The Financial Conduct Authority has been told to pay an adviser more than £6,000 after its register gave the impression their firm was suspended.

But the FCA does not accepted this recommendation by the Complaints Commissioner on the basis it shouldn’t have to shell out large sums every time the register contains an honest mistake, especially if no financial loss can be proven to have taken place as a result of the error.

According to the complaint the FCA’s register displayed a former trading name of the firm, which was suspended, without making it clear the suspension related to a firm it was no longer associated with.

The complainant, who has not been identified, claims the average consumer would assume the firm was suspended and decide not to do business with it without scrolling down for more details.
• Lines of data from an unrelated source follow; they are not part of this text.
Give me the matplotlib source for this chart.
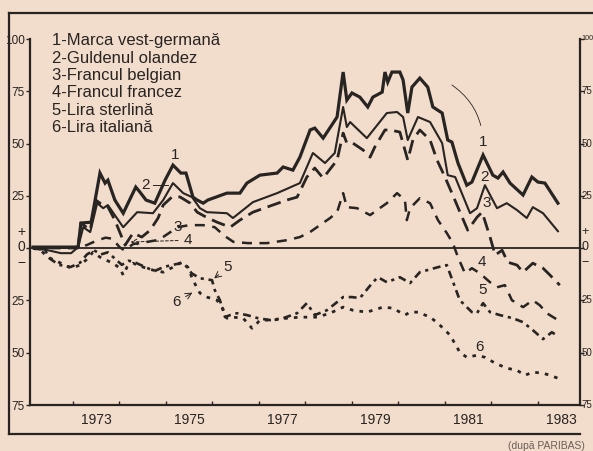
import matplotlib
matplotlib.use("Agg")
import matplotlib.pyplot as plt
from matplotlib.lines import Line2D

# --- data: % change vs. start of 1972 ---
s1_x = [1972.14, 1973.11, 1973.17, 1973.39, 1973.58, 1973.69, 1973.75, 1973.90, 1974.08, 1974.35, 1974.44,
        1974.57, 1974.76, 1974.98, 1975.15, 1975.32, 1975.43, 1975.58, 1975.67, 1975.80, 1975.90, 1976.31,
        1976.59, 1976.74, 1977.02, 1977.39, 1977.52, 1977.73, 1977.88, 1978.10, 1978.20, 1978.38, 1978.68,
        1978.81, 1978.89, 1979.00, 1979.17, 1979.34, 1979.45, 1979.65, 1979.71, 1979.77, 1979.86, 1980.03,
        1980.10, 1980.20, 1980.29, 1980.46, 1980.63, 1980.74, 1980.94, 1981.06, 1981.15, 1981.28, 1981.47,
        1981.58, 1981.82, 1982.03, 1982.14, 1982.25, 1982.40, 1982.68, 1982.87, 1983.00, 1983.15, 1983.43]
s1_y = [0.5, 0.5, 12, 12.4, 35.9, 31.1, 32.5, 23, 16.7, 29.2, 26.8, 23, 21.5, 32.5, 39.7, 35.9, 35.9, 24.4,
        23, 21.5, 23, 26.3, 26.3, 31.1, 34.9, 35.9, 38.8, 37.3, 43.5, 56.5, 57.4, 52.6, 62.7, 84.2, 70.8, 74.2,
        72.2, 67.5, 72.2, 74.6, 84.2, 79.4, 84.2, 84.2, 80.4, 64.6, 77, 81.3, 77, 67.5, 64.6, 51.7, 50.7, 40.7,
        30.1, 31.6, 44.5, 34.9, 33.5, 36.4, 31.1, 25.4, 34, 31.6, 31.1, 21.5]

s2_x = [1972.14, 1972.46, 1972.74, 1972.96, 1973.11, 1973.22, 1973.37, 1973.52, 1973.65, 1973.75, 1974.08,
        1974.38, 1974.72, 1974.94, 1975.15, 1975.37, 1975.56, 1975.73, 1975.88, 1976.31, 1976.44, 1976.87,
        1977.39, 1977.88, 1978.16, 1978.42, 1978.63, 1978.81, 1978.89, 1978.96, 1979.32, 1979.75, 1979.97,
        1980.10, 1980.20, 1980.42, 1980.68, 1980.94, 1981.06, 1981.22, 1981.54, 1981.69, 1981.86, 1982.12,
        1982.33, 1982.55, 1982.76, 1982.89, 1983.11, 1983.43]
s2_y = [0, -1, -2.4, -2.4, 0.5, 10, 7.7, 21.5, 19.1, 20.6, 10, 17.2, 16.7, 23, 31.1, 26.3, 24.4, 19.1, 17.2,
        16.7, 14.4, 22, 26.3, 31.1, 45.5, 40.7, 45.5, 67.5, 57.9, 60.3, 52.6, 64.6, 65.1, 62.7, 51.7, 62.7,
        60.3, 50.2, 34.9, 34, 16.7, 19.1, 30.1, 19.1, 21.5, 18.2, 14.4, 19.6, 16.7, 8.1]

s3_x = [1972.14, 1973.11, 1973.17, 1973.37, 1973.49, 1973.58, 1973.73, 1973.90, 1974.12, 1974.29, 1974.48,
        1974.66, 1974.83, 1974.94, 1975.13, 1975.30, 1975.52, 1975.67, 1975.90, 1976.10, 1976.38, 1976.59,
        1976.87, 1977.17, 1977.60, 1977.82, 1978.03, 1978.20, 1978.38, 1978.68, 1978.81, 1978.89, 1979.02,
        1979.24, 1979.39, 1979.49, 1979.71, 1979.82, 1980.03, 1980.20, 1980.31, 1980.46, 1980.68, 1980.83,
        1981.00, 1981.15, 1981.37, 1981.49, 1981.69, 1981.80, 1981.97, 1982.08, 1982.23, 1982.35, 1982.55,
        1982.68, 1982.89, 1983.11, 1983.26, 1983.47]
s3_y = [0, 0.5, 12, 8.6, 23, 21.5, 20.6, 13.4, 1.4, 7.2, 5.3, 8.6, 14.4, 20.6, 24.5, 24.5, 21.5, 17.2, 14.4,
        12.4, 10, 13.4, 17.2, 19.6, 23, 24.4, 34, 38.3, 33.5, 42.1, 55, 50.2, 50.2, 46.9, 43.5, 48.3, 56.5,
        56.5, 55.5, 42.1, 51.7, 56.5, 51.7, 42.1, 34, 26.3, 14.8, 8.6, 14.8, 17.2, 5.3, -3.3, -1, -6.7, -8.1,
        -11.5, -7.2, -9.6, -12.9, -17.7]

s4_x = [1972.14, 1973.11, 1973.30, 1973.50, 1973.70, 1973.85, 1974.00, 1974.10, 1974.30, 1974.60, 1974.85,
        1975.05, 1975.25, 1975.50, 1975.80, 1976.05, 1976.25, 1976.45, 1976.76, 1977.17, 1977.60, 1977.88,
        1978.10, 1978.31, 1978.53, 1978.68, 1978.81, 1978.89, 1979.11, 1979.39, 1979.54, 1979.75, 1979.97,
        1980.14, 1980.18, 1980.25, 1980.46, 1980.68, 1980.85, 1981.04, 1981.17, 1981.28, 1981.43, 1981.58,
        1981.75, 1981.97, 1982.12, 1982.29, 1982.44, 1982.68, 1982.89, 1983.04, 1983.19, 1983.43]
s4_y = [0, 0, 1.5, 3.5, 5, 4.5, 0.5, -1, 2, 3, 4, 7, 10, 11, 11, 10, 6, 3, 2.4, 2.4, 3.8, 5.3, 7.7, 11, 14.4,
        17.2, 26.3, 19.6, 19.1, 15.8, 18.2, 21.5, 26.3, 23, 13.4, 19.1, 23.9, 21.5, 13.4, 7.2, 2.4, -4.3, -12,
        -9.6, -12, -16.3, -18.7, -17.7, -24.9, -28.2, -24.9, -27.3, -31.1, -34.4]

s5_x = [1972.14, 1972.40, 1972.50, 1972.70, 1972.95, 1973.15, 1973.30, 1973.45, 1973.60, 1973.75, 1973.90,
        1974.05, 1974.20, 1974.35, 1974.55, 1974.75, 1974.95, 1975.15, 1975.35, 1975.45, 1975.55, 1975.73,
        1975.99, 1976.05, 1976.16, 1976.27, 1976.38, 1976.53, 1976.74, 1976.98, 1977.24, 1977.52, 1977.82,
        1978.03, 1978.20, 1978.46, 1978.68, 1978.81, 1979.00, 1979.17, 1979.45, 1979.56, 1979.75, 1980.03,
        1980.25, 1980.46, 1980.85, 1981.04, 1981.32, 1981.58, 1981.69, 1981.82, 1981.97, 1982.18, 1982.46,
        1982.68, 1982.89, 1983.11, 1983.30, 1983.43]
s5_y = [0, -1, -5, -8, -9, -7, -3, -1, -3, -2, -5, -8, -6, -7, -9, -11, -9, -8, -7, -9, -12, -14.4, -15.3,
        -20.1, -24.9, -33, -32, -31.1, -32, -33.5, -34.4, -33.5, -31.1, -26.3, -32, -29.7, -25.8, -23.4,
        -23.4, -23.9, -16.3, -13.9, -16.3, -13.9, -16.7, -11.5, -9.1, -8.1, -24.9, -30.6, -31.1, -26.3,
        -30.6, -32, -33.5, -35.4, -39.2, -43.5, -40.2, -42.1]

s6_x = [1972.14, 1972.30, 1972.46, 1972.74, 1972.96, 1973.15, 1973.28, 1973.43, 1973.58, 1973.71, 1973.86,
        1974.01, 1974.08, 1974.16, 1974.29, 1974.51, 1974.72, 1974.94, 1975.15, 1975.34, 1975.47, 1975.58,
        1975.73, 1975.88, 1976.10, 1976.27, 1976.31, 1976.44, 1976.66, 1976.85, 1976.96, 1977.02, 1977.30,
        1977.60, 1977.88, 1978.25, 1978.53, 1978.81, 1979.02, 1979.32, 1979.67, 1979.88, 1980.14, 1980.25,
        1980.42, 1980.68, 1980.85, 1981.11, 1981.32, 1981.47, 1981.69, 1981.86, 1982.08, 1982.33, 1982.55,
        1982.72, 1982.89, 1983.11, 1983.26, 1983.43]
s6_y = [0, -1, -4.3, -7.2, -9.6, -8.1, -5.7, -1.9, -4.3, -5.7, -7.2, -9.6, -12.9, -9.1, -7.2, -9.1, -10.5,
        -11.5, -9.1, -6.7, -9.1, -15.3, -21.5, -23.4, -24.9, -30.6, -33.5, -33, -33.5, -38.3, -35.9, -34.4,
        -34.4, -33.5, -33, -33, -31.1, -28.2, -29.7, -30.6, -28.2, -28.7, -32, -30.6, -30.6, -33, -35.9,
        -41.6, -49.8, -52.2, -51.2, -52.2, -55, -57.4, -58.4, -60.8, -59.3, -59.8, -60.8, -62.2]

legend_lines = ["1-Marca vest-germană", "2-Guldenul olandez", "3-Francul belgian",
                "4-Francul francez", "5-Lira sterlină", "6-Lira italiană"]
year_labels = ["1973", "1975", "1977", "1979", "1981", "1983"]
y_ticks = [100, 75, 50, 25, 0, -25, -50, -75]
y_labels = ["100", "75", "50", "25", "", "25", "50", "75"]

PAPER = "#f2dccb"
INK = "#282422"

plt.rcParams["font.family"] = ["Liberation Sans", "DejaVu Sans"]

fig = plt.figure(figsize=(5.93, 4.51), dpi=100, facecolor=PAPER)
ax = fig.add_axes([30 / 593, 46 / 451, 550 / 593, 366 / 451])
ax.set_facecolor(PAPER)

# series
ax.plot(s1_x, s1_y, color=INK, lw=2.3, solid_joinstyle="miter")
ax.plot(s2_x, s2_y, color=INK, lw=1.5)
ax.plot(s3_x, s3_y, color=INK, lw=2.0, dashes=(5, 2.5))
ax.plot(s4_x, s4_y, color=INK, lw=1.8, dashes=(4, 3))
ax.plot(s5_x, s5_y, color=INK, lw=1.9, dashes=(3, 1.8, 1.2, 1.8))
ax.plot(s6_x, s6_y, color=INK, lw=2.0, dashes=(1.3, 2.2))

ax.axhline(0, color=INK, lw=1.3)

ax.set_xlim(1972.075, 1983.905)
ax.set_ylim(-75, 100)

for side in ["left", "right", "bottom"]:
    ax.spines[side].set_color(INK)
    ax.spines[side].set_linewidth(1.6)
ax.spines["top"].set_visible(False)

ax.set_yticks(y_ticks)
ax.set_yticklabels(y_labels)
ax.tick_params(axis="y", which="both", direction="out", length=3, width=1, colors=INK,
               left=True, right=True, labelleft=True, labelright=False, labelsize=8.5, pad=1)
ax.set_xticks([int(y) + 0.5 for y in year_labels])
ax.set_xticklabels(year_labels)
ax.set_xticks(range(1973, 1984), minor=True)
ax.tick_params(axis="x", which="major", length=0, labelsize=10, colors=INK, pad=6)
ax.tick_params(axis="x", which="minor", direction="in", length=3, width=1, colors=INK)

# right-hand scale, squeezed against the page edge
tr = ax.get_yaxis_transform()
for v, s in zip(y_ticks, y_labels):
    if s:
        ax.text(1.003, v, s, transform=tr, ha="left", va="center",
                fontsize=5.2 if len(s) > 2 else 7, color=INK)

# "+ 0 -" marks at the zero line on both sides
for xa, ha, fs in [(-0.008, "right", 10), (1.003, "left", 9)]:
    ax.text(xa, 7.5, "+", transform=tr, ha=ha, va="center", fontsize=fs, color=INK)
    ax.text(xa, 0.5, "0", transform=tr, ha=ha, va="center", fontsize=fs, color=INK)
    ax.text(xa, -7.0, "−", transform=tr, ha=ha, va="center", fontsize=fs, color=INK)

# legend block
for i, txt in enumerate(legend_lines):
    ax.text(0.04, 0.995 - i * 0.0475, txt, transform=ax.transAxes, ha="left", va="center",
            fontsize=12, color=INK)

# series numbers on the chart
lab = dict(fontsize=11, color=INK, ha="center", va="center")
ax.text(1975.19, 44.5, "1", **lab)
ax.text(1974.57, 30.1, "2", **lab)
ax.plot([1974.72, 1975.05], [30.1, 30.1], color=INK, lw=0.7)
ax.text(1975.26, 10, "3", **lab)
ax.annotate("4", xy=(1974.18, 2.9), xytext=(1975.47, 3.8), **lab,
            arrowprops=dict(arrowstyle="->", color=INK, lw=0.7, linestyle=(0, (3, 2))))
ax.annotate("5", xy=(1975.99, -15.3), xytext=(1976.33, -9.1), **lab,
            arrowprops=dict(arrowstyle="->", color=INK, lw=0.7))
ax.annotate("6", xy=(1975.62, -20.6), xytext=(1975.22, -25.8), **lab,
            arrowprops=dict(arrowstyle="->", color=INK, lw=0.7))

ax.annotate("1", xy=(1981.15, 78), xytext=(1981.82, 50.7), **lab,
            arrowprops=dict(arrowstyle="-", color=INK, lw=0.6, connectionstyle="arc3,rad=0.25",
                            shrinkA=5, shrinkB=0))
ax.text(1981.86, 34, "2", **lab)
ax.text(1981.90, 21.5, "3", **lab)
ax.text(1981.80, -6.7, "4", **lab)
ax.text(1981.80, -20, "5", **lab)
ax.text(1981.75, -47.4, "6", **lab)

# outer frame of the figure (right side runs off the page)
for xs, ys in [([9, 9], [13, 434]), ([9, 593], [13, 13]), ([9, 580], [434, 434])]:
    fig.add_artist(Line2D([x / 593 for x in xs], [1 - y / 451 for y in ys], color=INK, lw=1.6))

fig.text(585 / 593, 1 - 446 / 451, "(după PARIBAS)", ha="right", va="center", fontsize=7.5, color="#6a5f58")

fig.savefig("out.png", dpi=100, facecolor=PAPER)
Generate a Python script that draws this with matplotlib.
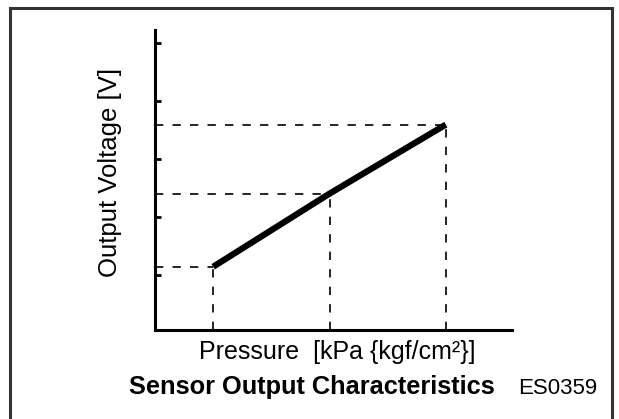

Complaints Commissioner Antony Townsend was asked to look into the issue after the FCA said most people would be able to distinguish between the current and previous trading names of the firm.

After examining the issue he found in favour of the firm, saying the information was “misleading” and that a consumer would have had to look deeper into the entry to discover the suspended trading name was a former one.

Mr Townsend said: “The appointed representative in this case was a victim of an unusual set of circumstances which were not envisaged when the on-line register was designed.

“While I accepted that the FCA entered the information on its register in good faith, the fact is that the way it was displayed was obviously misleading, and the FCA did not correct it despite being given two opportunities.

“I believe that your AR’s fears about the risks to her reputation and as such to the viability of her business were reasonable while the register was displaying misleading information and she should be compensated for this, especially in light of the fact that the FCA had two opportunities to resolve the issues.”

Mr Townsend told the FCA to apologise for not having addressed the issue more quickly and pay £500 for the distress caused.

He also told the regulator to pay £5,839.29 in recognition of the loss of business, calculated on the basis of the appointed representative’s average annual new business income over a five-year period on a pro rata basis for the time it took the FCA to rectify the register.

This was also reduced by 25 per cent to account for the fact the adviser was returning to work with a new principal and there was likely to be a reduction in her income.

But while the FCA accepted the payment of £500 it did not accept the larger payment for the loss of business.

In a statement the FCA said: “In a case where compensation might be appropriate, we would expect it to be shown that any financial loss ‘has directly resulted from the regulator’s error’ to use wording from the Commissioner’s published policy.

“A prospective client may well have paid more attention to these ‘status’ entries than to those under the ‘names’ column.

“The register holds hundreds of thousands of entries for firms and individuals. Robust processes have been designed to remove the risk of errors occurring.

“Correcting these matters should not, however, create an expectation that substantial compensation will be available where errors occur.”